Ed ecco che il giorno successivo, in perfetta solitudine, la solitaria esce di soppiatto, e si fionda per i negozi del centro.

Generalmente, la solitaria non esce mai per acquistare qualcosa per sé; ha sempre una missione molto delicata da compiere, tipo comprare il regalo di compleanno per la vicina di casa; ma quando si ritrova (da sola) nel negozio, decide in un battibaleno, colta da folgorazione, che quel meraviglioso paio di guanti/maglione/colbacco di pelo è proprio quello che mancava al suo guardaroba.

E così, normalmente, ritorna a casa con dieci capi per sé e nulla per l’amica (alla quale potrà sempre comprare qualcosa il giorno successivo, trovando così un nuovo spunto per uscire a fare shopping).

La succube

La succube si riconosce facilmente perché non si reca mai da sola a fare shopping: è sempre accompagnata dalla madre (che può essere anche sostituita dalla sorella, dall’amica d’infanzia e, in casi estremi, da una zia).

Cosa che, di per sé, potrebbe anche risultare accettabile, quando la figlia non supera l’età di quindici anni e la madre quella di trentasette, ma diventa agghiacciante quando la figlia ne ha compiuti quarantacinque e la madre sfiora la settantina.

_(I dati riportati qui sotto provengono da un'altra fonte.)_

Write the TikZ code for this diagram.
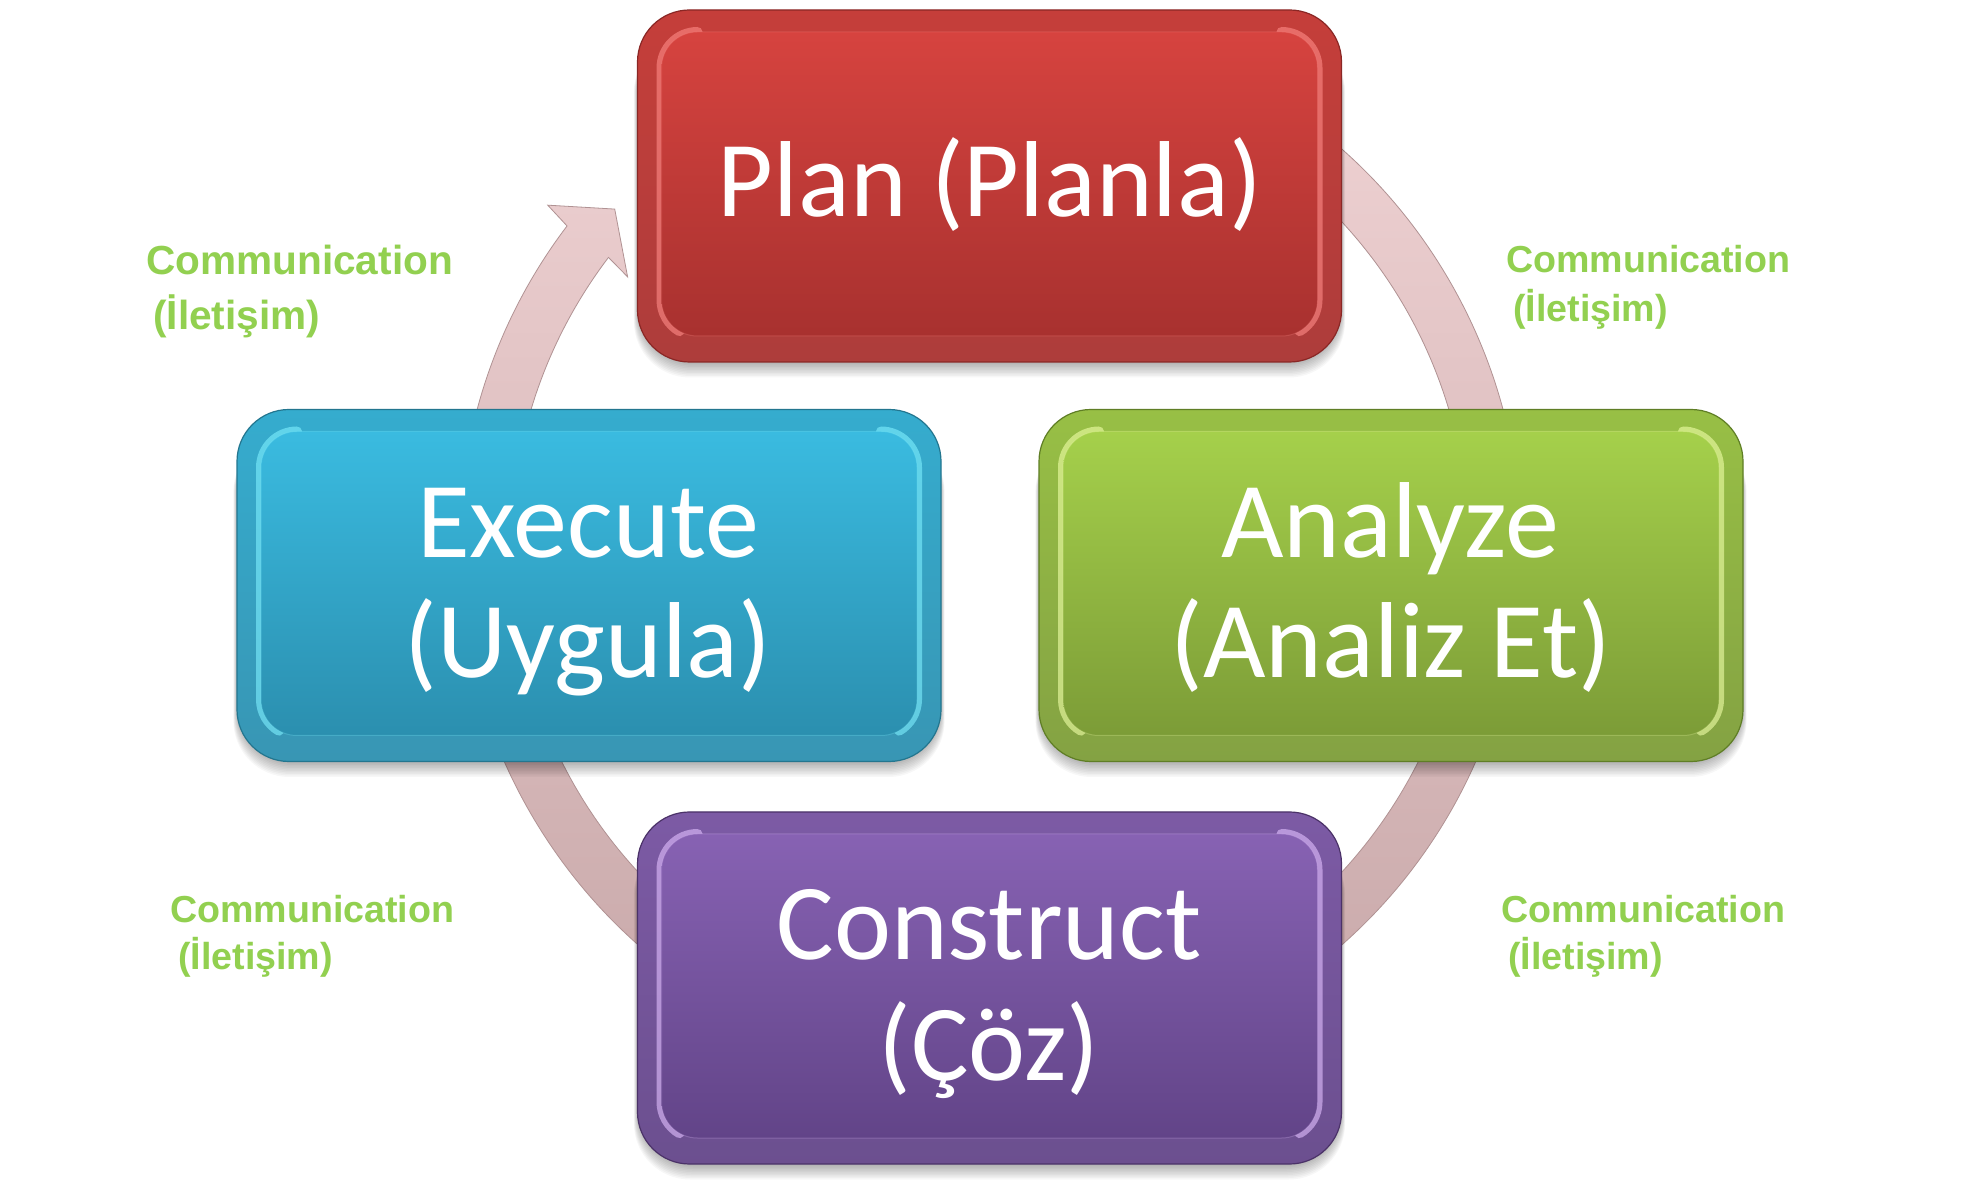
\documentclass[tikz,border=0pt]{standalone}
\usepackage{fontspec}
\setmainfont{Carlito}
\newfontfamily\labfont{Liberation Sans}
\usetikzlibrary{calc}
\definecolor{ringtop}{HTML}{F4D7D8}
\definecolor{ringbot}{HTML}{C4A4A5}
\definecolor{ringedge}{HTML}{B09293}
\definecolor{commgreen}{HTML}{92D050}
\definecolor{plantop}{HTML}{D6433F}
\definecolor{planbot}{HTML}{A8312F}
\definecolor{planhl}{HTML}{FF8C88}
\definecolor{planedge}{HTML}{8A2725}
\definecolor{exetop}{HTML}{3ABBE0}
\definecolor{exebot}{HTML}{2B8FAF}
\definecolor{exehl}{HTML}{7FF0FF}
\definecolor{exeedge}{HTML}{23768F}
\definecolor{anatop}{HTML}{A5D04B}
\definecolor{anabot}{HTML}{7C9C37}
\definecolor{anahl}{HTML}{F0FFA8}
\definecolor{anaedge}{HTML}{5F7E25}
\definecolor{contop}{HTML}{8762B3}
\definecolor{conbot}{HTML}{624488}
\definecolor{conhl}{HTML}{E2C0FF}
\definecolor{conedge}{HTML}{4B3268}
\tikzset{
  boxtext/.style={text=white, font=\fontsize{108}{120}\selectfont, anchor=base, inner sep=0pt},
  commbig/.style={text=commgreen, font=\labfont\bfseries\fontsize{40.6}{48}\selectfont, anchor=base west, inner sep=0pt},
  commsmall/.style={text=commgreen, font=\labfont\bfseries\fontsize{37.6}{45}\selectfont, anchor=base west, inner sep=0pt},
  ringstyle/.style={top color=ringtop, bottom color=ringbot, draw=ringedge, line width=0.8pt}
}
\newcommand\GlossBox[7]{%
\begin{scope}[shift={(#2,#3)}]
 \foreach \k in {0,...,9}{\fill[black,opacity=0.03,rounded corners=56pt] ({-352-0.4*\k},{-178-1.5*\k}) rectangle ({352+0.4*\k},150);}
 \node[name=#1, draw=#7, line width=1.2pt, rounded corners=52pt, minimum width=704pt, minimum height=352pt, inner sep=0pt, top color=#4!92!black, bottom color=#5!94!white] at (0,0) {};
 \draw[#6, line width=10pt, opacity=0.6, line cap=round]
   (-292,154) arc[start angle=90, end angle=180, radius=36] -- (-328,-114)
   arc[start angle=180, end angle=240, radius=36];
 \draw[#6, line width=10pt, opacity=0.6, line cap=round]
   (292,154) arc[start angle=90, end angle=0, radius=36] -- (328,-114)
   arc[start angle=0, end angle=-60, radius=36];
 \shade[rounded corners=36pt, top color=#4, bottom color=#5] (-328,-150) rectangle (328,154);
 \draw[#6, line width=1pt, opacity=0.25, rounded corners=36pt] (-328,-150) rectangle (328,154);
\end{scope}}
\begin{document}
\begin{tikzpicture}[x=1pt,y=1pt]
\useasboundingbox (0,0) rectangle (1980,1202);
\fill[white] (0,0) rectangle (1980,1202);
% cycle arrow
\begin{scope}[shift={(990,655)}]
 \shade[ringstyle] (120:531) arc[start angle=120, end angle=-217.2, radius=531]
   -- (-217.7:559) -- (-222:505) -- (-216.7:452) -- (-217.2:479)
   arc[start angle=-217.2, end angle=120, radius=479] -- cycle;
\end{scope}
% boxes
\GlossBox{plan}{989.5}{1016}{plantop}{planbot}{planhl}{planedge}
\GlossBox{execute}{589}{616.5}{exetop}{exebot}{exehl}{exeedge}
\GlossBox{analyze}{1391}{616.5}{anatop}{anabot}{anahl}{anaedge}
\GlossBox{construct}{989.5}{214}{contop}{conbot}{conhl}{conedge}
% box texts
\node[boxtext] (plantxt) at (990,985) {Plan (Planla)};
\node[boxtext] (exe1) at (588,644) {Execute};
\node[boxtext] (exe2) at (588,524) {(Uygula)};
\node[boxtext] (ana1) at (1390,644) {Analyze};
\node[boxtext] (ana2) at (1391,524) {(Analiz Et)};
\node[boxtext] (con1) at (989,242) {Construct};
\node[boxtext] (con2) at (989,122) {(Çöz)};
% communication labels
\node[commbig] (tl1) at (146,927) {Communication};
\node[commbig] (tl2) at (153,872) {(İletişim)};
\node[commsmall] (tr1) at (1506,929) {Communication};
\node[commsmall] (tr2) at (1513,880) {(İletişim)};
\node[commsmall] (bl1) at (170,279) {Communication};
\node[commsmall] (bl2) at (178,232) {(İletişim)};
\node[commsmall] (br1) at (1501,279) {Communication};
\node[commsmall] (br2) at (1508,232) {(İletişim)};
\end{tikzpicture}
\end{document}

Entrata nel negozio, la succube individua un bell’abitino verde mela con scollatura generosa; ma ecco intervenire la madre insidiosa “fai come vuoi, ma non ti starebbe meglio questa palandrana nera con collo alto e lunga fino ai piedi?”. “Ecco, ti sta d’incanto; come ti conosco bene!”.A questo punto si prospettano due alternative per la succube: sopprimere la madre strangolandola con la cintura del vestito, oppure investire una discreta sommetta in un percorso di analisi (meglio la seconda, a meno che il marito non sia un famoso penalista).